WASHINGTON – Aug. 26, 2015 – In an insidious wire scam, hackers break into a real estate licensee's email account and obtain information about upcoming real estate transactions. After monitoring the account for a while to determine the likely timing of a close, the hacker sends an email to the buyer, posing either as the title company representative or the licensee. The fraudulent email contains new wiring instructions or routing information, and will request that the buyer send transaction-related funds accordingly.
Some buyers have fallen for this scheme, and have lost money.
A possible red flag is any reference to a "SWIFT wire" transaction, a term that indicates an overseas destination for the funds.
Unlike many email-based "phishing" schemes, this particular scams appears more sophisticated and less recognizable. The communications do not contain grammatical or stylistic oddities often present in scam emails. In addition, because the perpetrator has been monitoring the licensee's email account, the fraudulent communication may include detailed and accurate information pertaining to the real estate transaction, including existing wire and banking information, file numbers and key dates, names and addresses.
Finally, the emails may come from what appears to be a legitimate email address, either because the thief has successfully created a sham account containing a legitimate business's name, or because he or she is sending the email from a truly legitimate – albeit hacked – account. Many times, it could appear that the Realtor has given clients the false instructions.
National Association of Realtors® scam prevention advice for members
The best line of defense against fraudsters is to make sure that all parties involved in a real estate transaction implement security measures before a cyberattack occurs. These measures include:
- Never send wire transfer information via email. For that matter, never send any sensitive information via email, including banking information, routing numbers, PINS or any other financial information.
- Inform clients from day one about your email and communication practices, and alert them to the possibility of fraudulent activity. Explain that you will never send, or request that they send, sensitive information via email.

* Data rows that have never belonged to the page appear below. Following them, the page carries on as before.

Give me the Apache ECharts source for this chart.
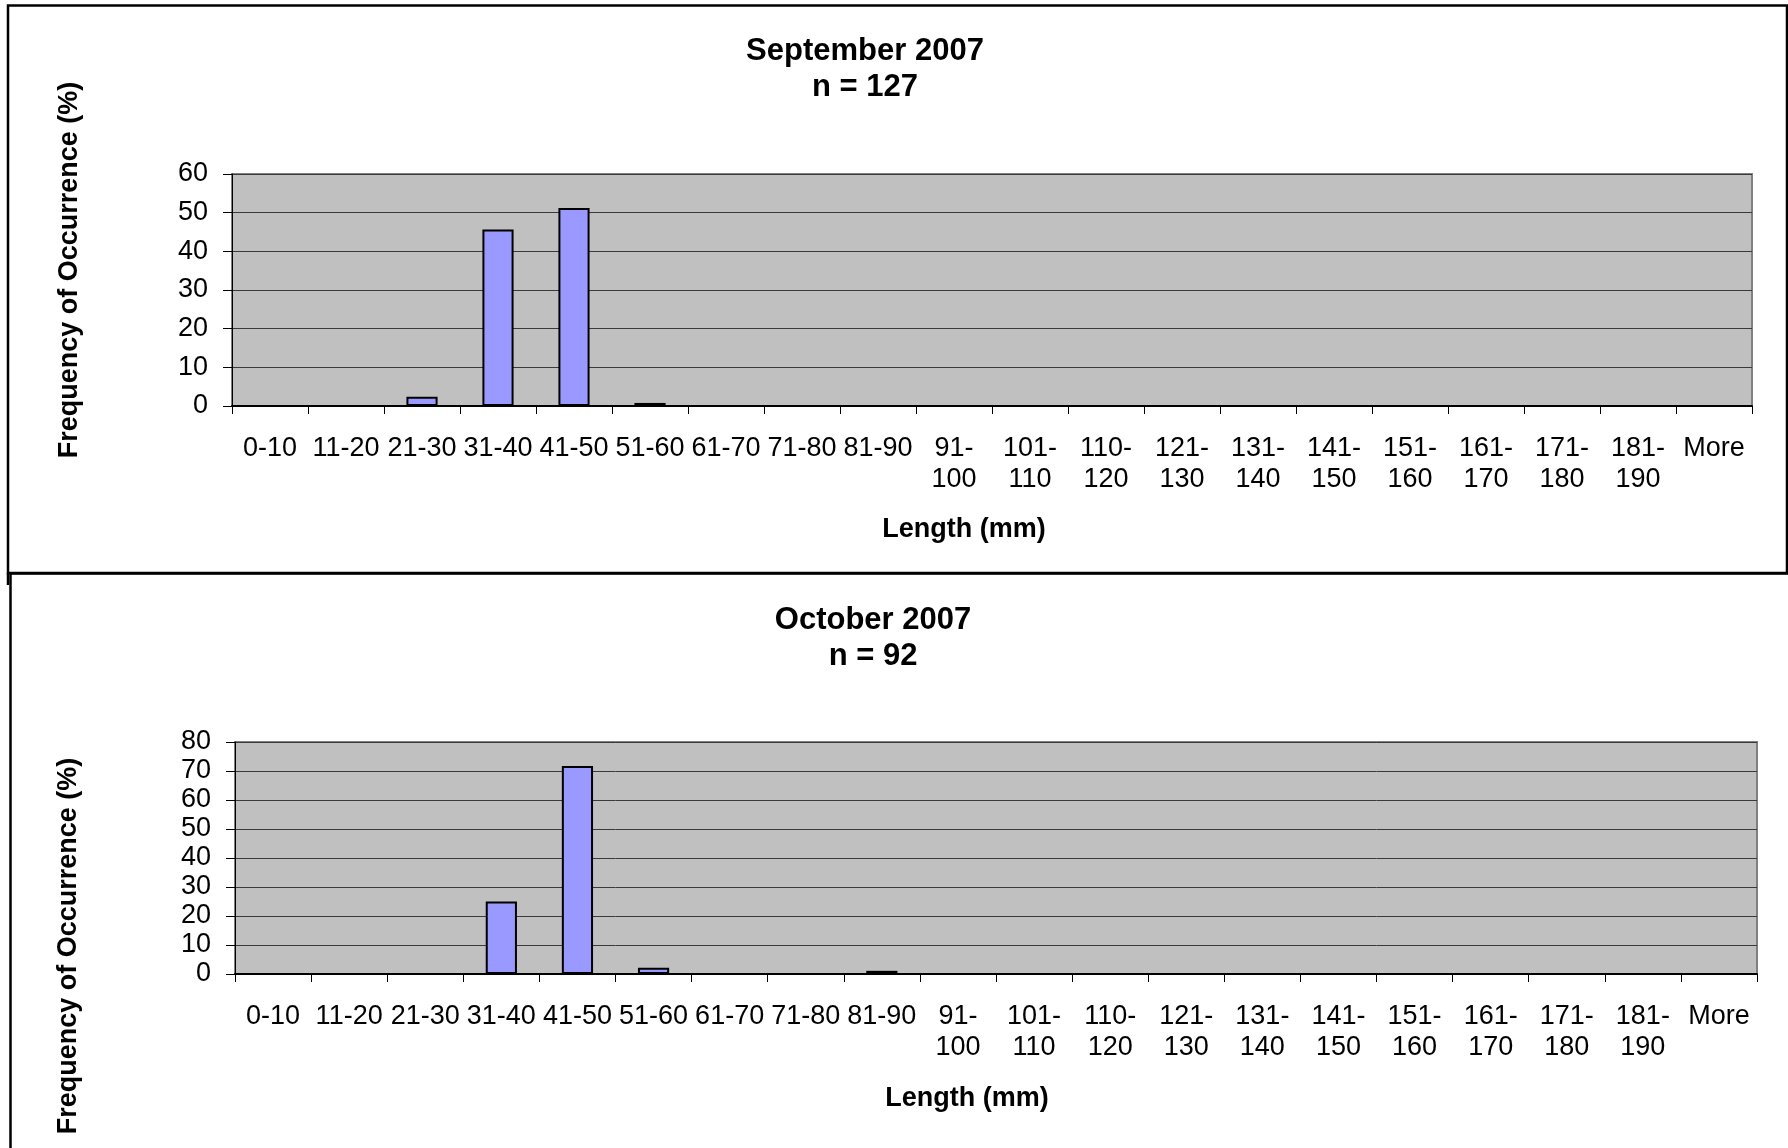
<!DOCTYPE html>
<html>
<head>
<meta charset="utf-8">
<script src="https://cdn.jsdelivr.net/npm/echarts@6/dist/echarts.min.js"></script>
<style>
html,body{margin:0;padding:0;background:#fff;}
#c{width:1788px;height:1148px;}
</style>
</head>
<body>
<div id="c"></div>
<script>
// ---- data ----
const categories = ['0-10','11-20','21-30','31-40','41-50','51-60','61-70','71-80','81-90','91-100','101-110','110-120','121-130','131-140','141-150','151-160','161-170','171-180','181-190','More'];
const septValues = [0,0,2.36,45.67,51.18,0.79,0,0,0,0,0,0,0,0,0,0,0,0,0,0];
const octValues  = [0,0,0,25.0,71.74,2.17,0,0,1.09,0,0,0,0,0,0,0,0,0,0,0];
const septTitle = ['September 2007','n = 127'];
const octTitle = ['October 2007','n = 92'];
const xAxisTitle = 'Length (mm)';
const yAxisTitle = 'Frequency of Occurrence (%)';
const septYMax = 60, octYMax = 80, yStep = 10;

const FONT = '"Liberation Sans", Arial, Helvetica, sans-serif';
const chart = echarts.init(document.getElementById('c'), null, {renderer:'canvas'});

function xAxisCfg(gi){
  return {
    type:'category', gridIndex:gi, data:categories,
    axisLine:{show:true, lineStyle:{color:'#000', width:2}},
    axisTick:{show:true, alignWithLabel:false, interval:0, length:8, lineStyle:{color:'#000', width:1}},
    axisLabel:{interval:0, margin:27, color:'#000', fontFamily:FONT, fontSize:27, lineHeight:31,
      formatter:v => v.length > 5 ? v.replace('-', '-\n') : v},
    splitLine:{show:false}
  };
}
function yAxisCfg(gi, max){
  return {
    type:'value', gridIndex:gi, min:0, max:max, interval:yStep,
    axisLine:{show:true, lineStyle:{color:'#000', width:1}},
    axisTick:{show:true, length:9, lineStyle:{color:'#000', width:1}},
    axisLabel:{margin:24, color:'#000', fontFamily:FONT, fontSize:27},
    splitLine:{show:true, lineStyle:{color:'#3a3a3a', width:1}}
  };
}
function barSeries(idx, data){
  return {
    type:'bar', xAxisIndex:idx, yAxisIndex:idx, data:data, barWidth:'41%',
    itemStyle:{color:'#9999FF', borderColor:'#000', borderWidth:2},
    emphasis:{disabled:true}, animation:false
  };
}
function txt(x, y, s, size, bold, rot){
  return {type:'text', x:x, y:y, rotation:rot||0, z:100,
    style:{text:s, fill:'#000', font:(bold?'bold ':'')+size+'px '+FONT, textAlign:'center', textVerticalAlign:'middle'}};
}

const option = {
  backgroundColor:'#fff',
  animation:false,
  grid:[
    {left:232, top:174, width:1520, height:232, show:true, backgroundColor:'#C0C0C0', borderColor:'#808080', borderWidth:2},
    {left:235, top:742, width:1522, height:232, show:true, backgroundColor:'#C0C0C0', borderColor:'#808080', borderWidth:2}
  ],
  xAxis:[xAxisCfg(0), xAxisCfg(1)],
  yAxis:[yAxisCfg(0, septYMax), yAxisCfg(1, octYMax)],
  series:[barSeries(0, septValues), barSeries(1, octValues)],
  graphic:[
    // outer chart boxes
    {type:'rect', shape:{x:8, y:5.5, width:1779, height:567.5}, style:{fill:null, stroke:'#000', lineWidth:2.5}, z:50},
    {type:'line', shape:{x1:8, y1:573, x2:8, y2:585}, style:{stroke:'#000', lineWidth:2.5}, z:50},
    {type:'rect', shape:{x:10.5, y:573.5, width:1800, height:700}, style:{fill:null, stroke:'#000', lineWidth:2.5}, z:50},
    // titles
    txt(865, 51, septTitle[0], 31, true),
    txt(865, 87, septTitle[1], 31, true),
    txt(873, 620, octTitle[0], 31, true),
    txt(873, 656, octTitle[1], 31, true),
    // axis titles
    txt(964, 530, xAxisTitle, 27, true),
    txt(967, 1099, xAxisTitle, 27, true),
    txt(70, 270, yAxisTitle, 27, true, Math.PI/2),
    txt(69, 946, yAxisTitle, 27, true, Math.PI/2)
  ]
};
chart.setOption(option);
</script>
</body>
</html>
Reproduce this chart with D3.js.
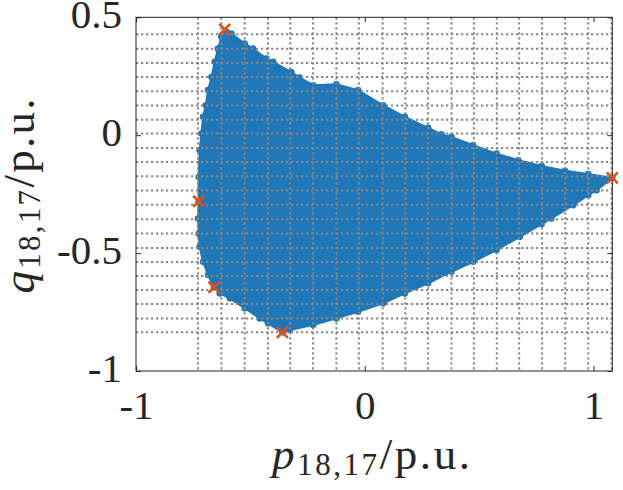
<!DOCTYPE html>
<html><head><meta charset="utf-8">
<script src="https://cdn.jsdelivr.net/npm/d3@7"></script>
<style>body{margin:0;background:#fff} svg{display:block}</style>
</head><body><svg id="c" width="623" height="490"></svg>
<script>
// boundary of the feasible region (p, q) in p.u.
const boundaryP = [-0.605,-0.583,-0.525,-0.488,-0.430,-0.401,-0.321,-0.284,-0.226,-0.124,-0.029,0.080,0.175,0.277,0.335,0.379,0.474,0.576,0.671,0.773,0.875,0.977,1.082,
  1.013,0.977,0.911,0.816,0.773,0.678,0.576,0.474,0.379,0.277,0.175,0.080,-0.029,-0.124,-0.226,-0.328,-0.360,
  -0.423,-0.459,-0.525,-0.590,-0.634,-0.659,-0.685,-0.707,-0.722,-0.726,-0.729,-0.726,-0.726,-0.722,-0.714,-0.707,-0.695,-0.685,-0.670,-0.656,-0.642,-0.627];
const boundaryQ = [0.438,0.431,0.389,0.367,0.325,0.311,0.268,0.244,0.212,0.216,0.191,0.127,0.078,0.031,0.004,-0.007,-0.042,-0.078,-0.106,-0.130,-0.151,-0.165,-0.181,
  -0.233,-0.254,-0.297,-0.353,-0.377,-0.431,-0.487,-0.537,-0.579,-0.628,-0.671,-0.713,-0.749,-0.777,-0.805,-0.826,-0.836,
  -0.798,-0.777,-0.734,-0.692,-0.671,-0.645,-0.593,-0.537,-0.473,-0.417,-0.353,-0.280,-0.177,-0.064,0.007,0.078,0.127,0.191,0.247,0.311,0.367,0.417];
// extreme vertices (orange crosses)
const vertexP = [-0.612, 1.082, -0.726, -0.659, -0.360];
const vertexQ = [0.449, -0.181, -0.280, -0.645, -0.836];
// sampling grid lines
const gridP = [-0.729,-0.627,-0.525,-0.423,-0.326,-0.226,-0.124,-0.026,0.078,0.177,0.277,0.379,0.477,0.577,0.675,0.775,0.876,0.977,1.079];
const gridQ = [0.428,0.367,0.306,0.247,0.186,0.126,0.066,0.007,-0.054,-0.114,-0.174,-0.234,-0.295,-0.356,-0.417,-0.478,-0.538,-0.597,-0.657,-0.716,-0.777,-0.836];
// ticks
const xTickValues = [-1, 0, 1];
const xTickLabels = ["-1", "0", "1"];
const yTickValues = [-1, -0.5, 0, 0.5];
const yTickLabels = ["-1", "-0.5", "0", "0.5"];

const L = 136, R = 612.3, T = 17.3, B = 371;
const svg = d3.select("#c");
const x = d3.scaleLinear().domain([-1, 1.082]).range([L, R]);
const y = d3.scaleLinear().domain([-1, 0.5]).range([B, T]);
const blue = "#1f77b8", orange = "#d95319";
const font = "'Liberation Serif', 'Times New Roman', serif";

const pts = boundaryP.map((p, i) => [x(p), y(boundaryQ[i])]);
svg.append("path").attr("d", "M" + pts.join("L") + "Z")
  .attr("fill", blue).attr("stroke", blue).attr("stroke-width", 2).attr("stroke-linejoin", "round");
svg.append("g").selectAll("circle").data(pts).join("circle")
  .attr("cx", d => d[0]).attr("cy", d => d[1]).attr("r", 3.3).attr("fill", blue);

// dotted grid
const g = svg.append("g").attr("stroke", "#878787").attr("stroke-width", 2).attr("stroke-dasharray", "2.2,2.8");
g.selectAll("line.v").data(gridP).join("line").attr("class", "v")
  .attr("x1", d => x(d)).attr("x2", d => x(d)).attr("y1", T).attr("y2", B);
g.selectAll("line.h").data(gridQ).join("line").attr("class", "h")
  .attr("y1", d => y(d)).attr("y2", d => y(d)).attr("x1", L).attr("x2", R);

// axes
function styleAxis(sel) {
  sel.select(".domain").remove();
  sel.selectAll(".tick line").attr("stroke", "#262626").attr("stroke-width", 1);
  sel.selectAll("text").attr("font-family", font).attr("font-size", 41).attr("fill", "#262626");
}
svg.append("g").attr("transform", `translate(0,${B})`)
  .call(d3.axisBottom(x).tickValues(xTickValues).tickFormat((d, i) => xTickLabels[i]).tickSizeInner(-5).tickSizeOuter(0).tickPadding(19))
  .call(styleAxis);
svg.append("g").attr("transform", `translate(0,${T})`)
  .call(d3.axisTop(x).tickValues(xTickValues).tickFormat("").tickSizeInner(-5).tickSizeOuter(0))
  .call(styleAxis);
svg.append("g").attr("transform", `translate(${L},0)`)
  .call(d3.axisLeft(y).tickValues(yTickValues).tickFormat((d, i) => yTickLabels[i]).tickSizeInner(-5).tickSizeOuter(0).tickPadding(14))
  .call(styleAxis)
  .selectAll("text").attr("dy", "0.26em");
svg.append("g").attr("transform", `translate(${R},0)`)
  .call(d3.axisRight(y).tickValues(yTickValues).tickFormat("").tickSizeInner(-5).tickSizeOuter(0))
  .call(styleAxis);
svg.append("rect").attr("x", L).attr("y", T).attr("width", R - L).attr("height", B - T)
  .attr("fill", "none").attr("stroke", "#262626").attr("stroke-width", 1);

// vertex markers
const s = 5.5;
svg.append("g").selectAll("path").data(vertexP).join("path")
  .attr("d", (p, i) => { const cx = x(p), cy = y(vertexQ[i]);
    return `M${cx - s},${cy - s}L${cx + s},${cy + s}M${cx - s},${cy + s}L${cx + s},${cy - s}`; })
  .attr("stroke", orange).attr("stroke-width", 2.6).attr("fill", "none");

// axis labels
function label(sel, sym, len) {
  sel.attr("font-family", font).attr("font-size", 45).attr("fill", "#262626")
    .attr("textLength", len).attr("lengthAdjust", "spacing");
  sel.append("tspan").attr("font-style", "italic").text(sym);
  sel.append("tspan").attr("font-size", 31).attr("dy", 6).text("18,17");
  sel.append("tspan").attr("dy", -6).text("/p.u.");
}
svg.append("text").attr("x", 371).attr("y", 469).attr("text-anchor", "middle").call(label, "p", 198);
svg.append("text").attr("transform", "translate(34,196) rotate(-90)").attr("text-anchor", "middle").call(label, "q", 195);
</script></body></html>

- Prior to wiring any funds, the wirer should contact the intended recipient via a verified telephone number and confirm that the wiring information is accurate. Do not rely on telephone numbers or website addresses provided within an unverified email. Fraudsters often provide their own contact information and set up convincing fake websites.
- If a situation arises when you must send information about a transaction via email, use encrypted email.
- Security experts often recommend "going with your gut." Tell clients that if an email or telephone call seems suspicious or "off," they should refrain from taking any action until the communication has been independently verified as legitimate.
- If you receive a suspicious email, do not open it. If you have already opened it, do not click on any links in the email. Do not open any attachments. Do not call any numbers listed in the email. Do not reply to the email.
- Clean out your email account on a regular basis. Your emails may establish patterns in your business practice over time that hackers can use against you. In addition, a longstanding backlog of emails may contain sensitive information from months or years past. You can always save important emails in a secure location on your internal system or hard drive.
- Change usernames and passwords on a regular basis, and make sure employees and licensees do the same.
- Never use usernames or passwords that are easy to guess. Never, ever use the password "password."
- Make sure to implement the most up-to-date firewall and anti-virus technologies in your business.
2. Damage control
If you believe email or any other account has been hacked, you should take the following steps:
- Immediately change all usernames and passwords associated with any account that you believe may have been compromised or otherwise made vulnerable by the attack.
- Contact any clients or other parties who may have been exposed during the attack so that they take appropriate action. Remind them not to comply with any requests from an unverified source.
- Report any fraudulent activity to the Federal Bureau of Investigations via their Internet Crime Complaint Center.
- Brokers should report any fraudulent activity to their state or local Realtor association so that the associations can send out alerts or take other appropriate action, including contacting NAR.